Over the season as a whole, GW ranks 327th out of 351 in the NCAA in scoring defense with an opponents’ per-game average of 78.8. While much of this can be attributed to GW’s fast pace of play, listed as the 28th-highest tempo in the Kenpom ratings, GW’s inability to defend from 3-point territory has allowed even mediocre shooters to hurt them from beyond the arc. 

Senior guard James Bishop IV, who won the A-10 scoring title with 21.6 points per game last season, has been unable to carry the offensive load the way he did last year. His scoring average is down to 18.5 on 39.4 percent shooting from the field, compared to 42.9 percent last year.

Despite a down year, Bishop is still etching his name in the GW record books. His season-high 34 points against the Billikens pushed him over 2,000 points in his GW career, making him one of only three players to reach the mark.

The Revs were able to make the game competitive late in the second half, with a late 10-1 run cutting the deficit to just 2 points. A layup from Bishop brought the score to 89-87 with just 48 seconds remaining.

Sophomore guard Benny Schroder was able to respond to four straight Saint Louis free throws with 4 points of his own, but the Billikens’ success from the line late proved too much to overcome for the Revs. Saint Louis was 9-10 from the line with less than one minute remaining.

The Revs were without two key contributors in the loss against Saint Louis: redshirt freshman forward Darren Buchanan Jr. and redshirt freshman guard Garrett Johnson.

Both players have flourished in their first year at GW, but have been in and out of the lineup recently due to injuries. Buchanan, in particular, has come into his own as the team’s second option behind Bishop, following behind him in points per game with 15.2 on 55.3 percent shooting, tying for first in rebounding average with 6.7 and averaging the second most assists per game with 2.2.

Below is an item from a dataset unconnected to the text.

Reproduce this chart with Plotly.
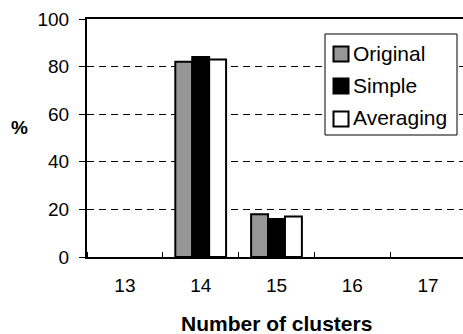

Johnson is third on the team in scoring with 13.4 points per game and shoots an impressive 40.3 percent from 3-point territory.

Their absences have not only created gaps in the starting lineup but have thinned GW’s rotation. Against Saint Louis, Bishop and freshman guard Jacoi Hutchinson both played more than 37 minutes. Off the bench, junior forward Keegan Harvey entered just his fifth game of the season, notching five minutes.

The Revs’ losing streak marks the program’s longest since 2009, when the Karl Hobbs-coached squad dropped 11 straight. 

Caputo, who surprised many with a 10-8 A-10 record in his first year in Foggy Bottom last season, will be tasked with retooling his roster in what looks to be a key offseason. The school extended his contract in November.

The team’s nonconference schedule perhaps provided an inflated account of the team’s success. They played just one true nonconference away game, an 89-67 loss at South Carolina. The Gamecocks are the only one of GW’s nonconference opponents to rank in the top 100 on Kenpom.

The team has four games left on the schedule before heading to Brooklyn for the A-10 tournament.

The Revs will welcome UMass (17-10, 8-7 A-10) for a matchup at the Smith Center on Tuesday at 7 p.m. An 81-67 loss at UMass marked the start of the Revs’ losing streak Jan. 20.